Monsieur Blanc, vous estimez que ce procureur n'est pas adapté, tandis que M. Le Bouillonnec demande ce qui justifie la création de cette fonction. Pour répondre à votre crainte que la verticalisation de cette compétence s'accommode mal du caractère transversal des infractions concernées, je rappelle que la compétence de ce procureur est concurrente et n'invalidera pas les procédures déjà engagées par les JIRS. Ces dernières, créées en 2004 pour recevoir les procédures présentant une très grande complexité, ne sont du reste pas mises en cause par la réorganisation. La loi supprimera les pôles économiques et financiers créés par la loi de 1975 et présents dans les tribunaux de grande instance, dont le fonctionnement est assez inégal du fait de la disparité des réalités économiques et financières sur le territoire. Les JIRS seront donc compétentes pour ces procédures d'une grande complexité et le procureur financier à compétence nationale recevra les procédures d'une très grande complexité.

Vous craignez une complication. De fait, il y aura bien à Paris deux procureurs, mais le procureur financier à compétence nationale sera placé sous l'autorité hiérarchique du procureur général. On peut certes craindre que, nonobstant la loi et ces précisions, des interrogations puissent surgir quant à la répartition des procédures entre les juridictions de droit commun, les JIRS et le procureur financier – ce qui, de fait, se produit constamment, comme l'illustre l'expérience des comités stratégiques régionaux que nous avons mis en place sur les trois ressorts de Corse, de l'agglomération de Marseille et de Paris, malgré l'amélioration des critères d'orientation des enquêtes. Dans la pratique, les JIRS font valoir qu'une affaire qui paraissait initialement très simple peut leur être transférée en cours de procédure, alors qu'il aurait mieux valu que ce transfert intervienne plus tôt – ce qui supposerait toutefois un dessaisissement quasi-systématique des juridictions de droit commun ou du pôle économique et financier, qui rendrait inutile la présence judiciaire sur l'ensemble du territoire.

Il s'agit là d'une difficulté objective.
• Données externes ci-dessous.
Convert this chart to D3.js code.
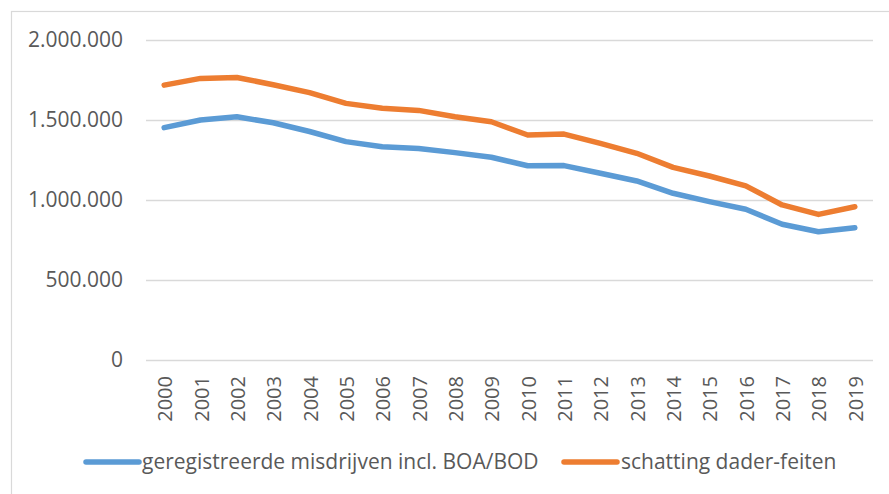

Les juges d'instruction de ressorts très différents, que j'ai largement interrogés sur ce point indiquent qu'ils auraient souhaité que les procédures leur soient transmises très vite, tout en reconnaissant qu'il est difficile d'appliquer des critères objectifs infaillibles. Il existe toutefois des mécanismes permettant de définir si une affaire relève de la compétence du pôle économique et financier, de la JIRS ou du parquet que nous créons.

Il est indiscutable qu'il faut créer ce parquet, que le Gouvernement a décidé de spécialiser sur les atteintes à la probité, lesquelles ne sont pas seulement de la délinquance économique et financière. Nous avons en revanche décidé de ne pas créer de juridiction spécialisée, qui bouleverserait l'architecture du « parquet à la française » et de nos juridictions. Depuis 1981, nous nous sommes d'ailleurs défaits, au fil des années, des juridictions spécialisées – la dernière suppression en date, celle de tribunaux militaires, étant intervenue l'année dernière. Les pôles d'instruction devront toutefois être composés de magistrats spécialisés et nous envisageons à cet effet un mécanisme d'habilitation tel qu'il en existe déjà un pour les JIRS.
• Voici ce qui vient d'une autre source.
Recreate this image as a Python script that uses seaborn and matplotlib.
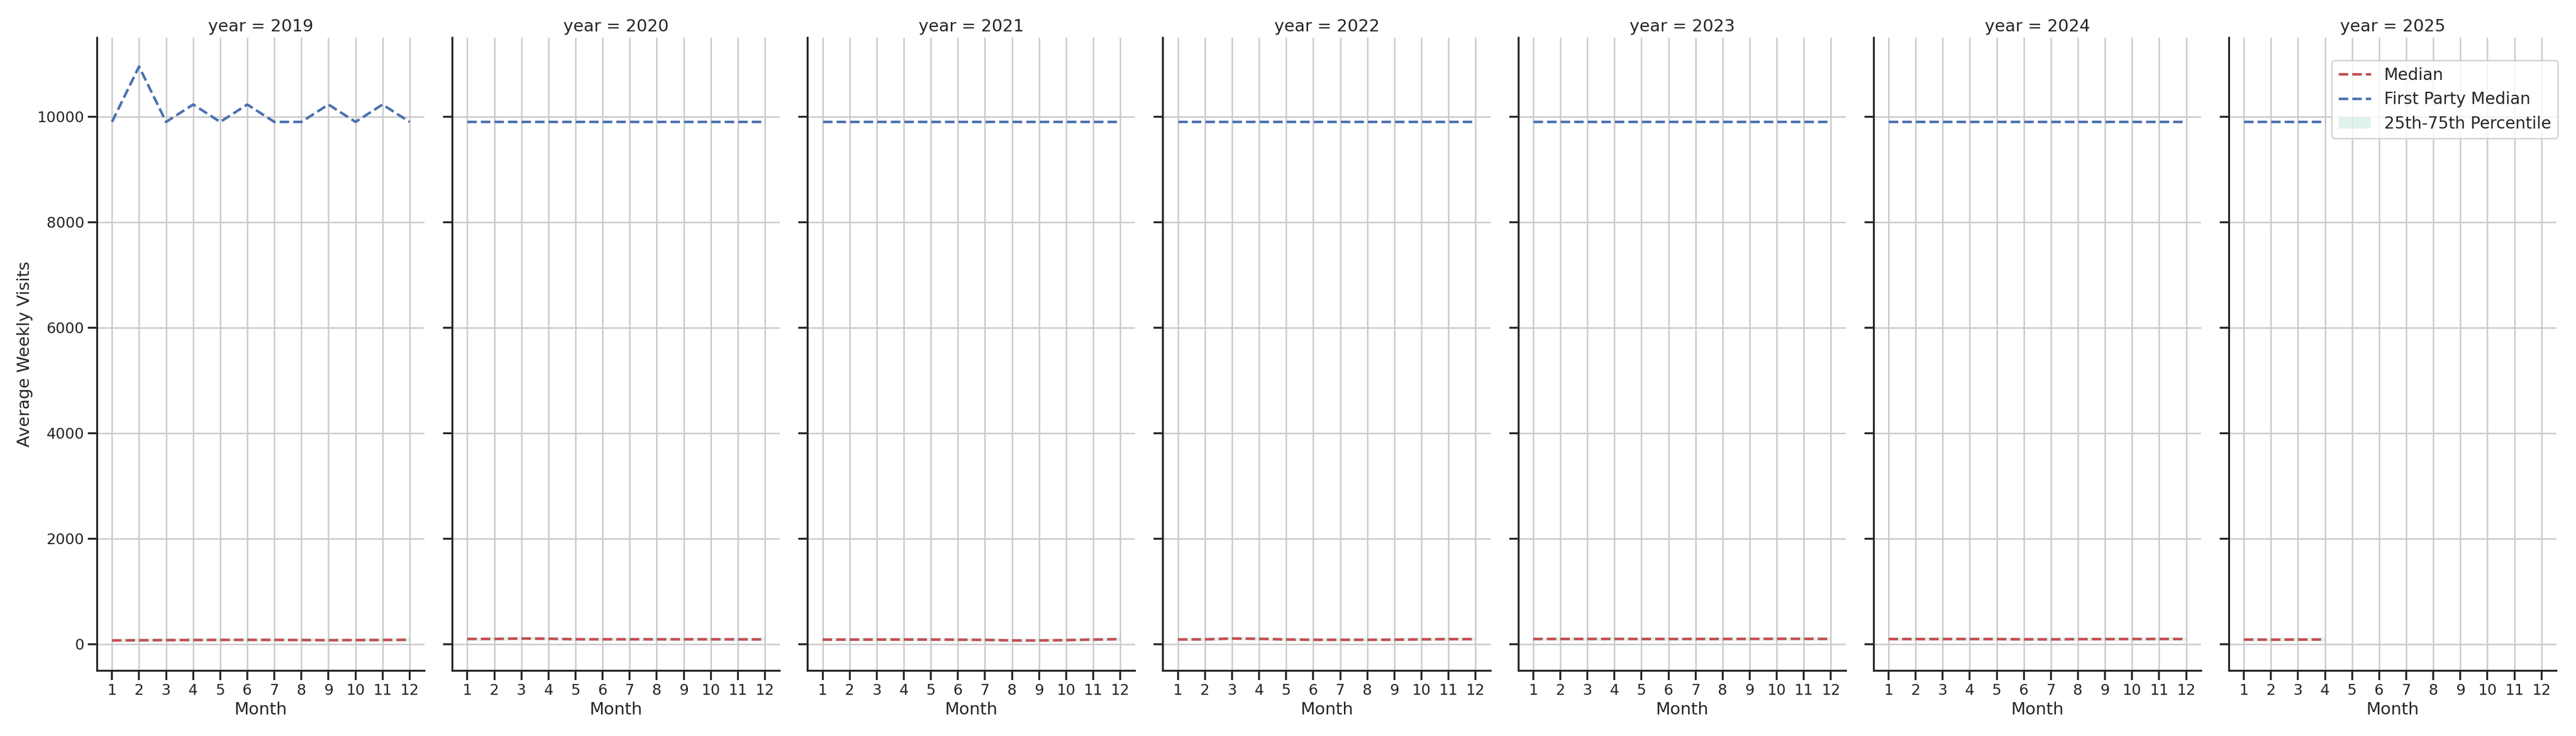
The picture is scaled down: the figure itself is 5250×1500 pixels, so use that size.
import numpy as np
import pandas as pd
import matplotlib
matplotlib.use("Agg")
import matplotlib.pyplot as plt
import seaborn as sns
from matplotlib.patches import Patch
from matplotlib.lines import Line2D

# ---------------- data ----------------
years = [2019, 2020, 2021, 2022, 2023, 2024, 2025]
months = list(range(1, 13))

median_2019 = [72, 75, 78, 80, 82, 83, 82, 80, 76, 78, 81, 84]
median_2020 = [99, 100, 108, 104, 94, 93, 94, 93, 93, 93, 92, 92]
median_2021 = [87, 88, 88, 89, 88, 86, 82, 72, 71, 78, 88, 96]
median_2022 = [90, 92, 108, 102, 90, 84, 84, 84, 86, 92, 96, 96]
median_2023 = [99, 99, 99, 100, 99, 99, 99, 99, 100, 102, 102, 100]
median_2024 = [98, 97, 98, 98, 97, 93, 92, 96, 97, 98, 99, 98]
median_2025 = [88, 86, 88, 90]

q25_offset = [28, 28, 28, 28, 28, 28, 28, 28, 28, 28, 28, 28]
q75_offset = [35, 35, 38, 38, 36, 35, 35, 35, 35, 35, 36, 36]

fp_2019 = [9900, 10950, 9900, 10230, 9900, 10230, 9900, 9900, 10230, 9900, 10230, 9900]
fp_2020 = [9900] * 12
fp_2021 = [9900] * 12
fp_2022 = [9900] * 12
fp_2023 = [9900] * 12
fp_2024 = [9900] * 12
fp_2025 = [9900] * 4

medians = [median_2019, median_2020, median_2021, median_2022, median_2023, median_2024, median_2025]
fps = [fp_2019, fp_2020, fp_2021, fp_2022, fp_2023, fp_2024, fp_2025]

rows = []
for y, med, fp in zip(years, medians, fps):
    for i, (m, fv) in enumerate(zip(med, fp)):
        rows.append({"year": y, "Month": months[i], "median": m,
                     "q25": m - q25_offset[i], "q75": m + q75_offset[i],
                     "fp_median": fv})
df = pd.DataFrame(rows)

# ---------------- style ----------------
RED = "#C44E52"
BLUE = "#4C72B0"
TEAL = "#66C2A5"
LW = 2.5

sns.set_theme(context="talk", style="ticks", rc={"axes.grid": True, "grid.color": ".8"})
plt.rcParams.update({
    "font.family": ["DejaVu Sans"],
    "xtick.labelsize": 14.5,
    "ytick.labelsize": 14.5,
    "axes.labelsize": 16.5,
    "axes.titlesize": 17,
    "legend.fontsize": 16,
})


def draw(data, **kwargs):
    ax = plt.gca()
    ax.fill_between(data["Month"], data["q25"], data["q75"], color=TEAL, alpha=0.2, linewidth=0)
    sns.lineplot(data=data, x="Month", y="median", color=RED, linestyle="--", linewidth=LW, ax=ax)
    sns.lineplot(data=data, x="Month", y="fp_median", color=BLUE, linestyle="--", linewidth=LW, ax=ax)


g = sns.FacetGrid(df, col="year", col_order=years, height=10, aspect=0.5, sharex=True, sharey=True)
g.map_dataframe(draw)
g.set_axis_labels("Month", "Average Weekly Visits")
for ax in g.axes.flat:
    ax.set_xticks(months)
    ax.set_xticklabels([str(m) for m in months])

last = g.axes.flat[-1]
handles = [
    Line2D([0], [0], color=RED, linestyle="--", linewidth=LW),
    Line2D([0], [0], color=BLUE, linestyle="--", linewidth=LW),
    Patch(facecolor=TEAL, alpha=0.2, edgecolor="none"),
]
labels = ["Median", "First Party Median", "25th-75th Percentile"]
last.legend(handles, labels, loc="upper right", bbox_to_anchor=(1.004, 0.964), borderaxespad=0)

g.figure.subplots_adjust(left=0.0377, right=0.9924, bottom=0.0887, top=0.9487, wspace=0.0853)
g.figure.savefig("out.png", dpi=150)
Pour le reste, monsieur Le Bouillonnec, notre démarche est celle d'une cohérence d'ensemble. Le projet de loi réformant le Conseil supérieur de la magistrature vise à la fois à tenir compte de l'ordonnance de 1958, qui établit un rapport hiérarchique entre les parquets et le garde des Sceaux, et à réorganiser ce rapport en donnant au garde des Sceaux la responsabilité de la politique pénale et en laissant aux parquets généraux et aux parquets l'animation et l'exercice de l'action publique. Cette démarche est complétée, dans ce projet de loi, par l'alignement du statut du parquet sur celui des magistrats du siège.

Rien ne peut donc laisser penser que le Gouvernement créerait ce procureur par défiance vis-à-vis de l'actuel procureur de Paris, qui fait son travail sans que quiconque puisse y trouver à redire, ou avec l'intention, avouée ou non, de mettre le nez dans les affaires – il est du reste bien établi que, depuis un an, nous ne le faisons pas et le proclamons assez fort pour que, si un magistrat avait pu affirmer le contraire, il se soit d'autant moins privé de le faire que, comme vous le déclarez vous-mêmes, les magistrats s'affranchissent de plus en plus du rapport avec l'exécutif et s'affirment de plus en plus en contestant ce dernier. Si donc nous prêtions le flanc à la critique, cela se saurait.

Quant aux informations diffusées par la presse, sachez qu'il m'arrive souvent d'apprendre par ce canal des choses qui n'ont, avant comme après, aucune réalité concrète.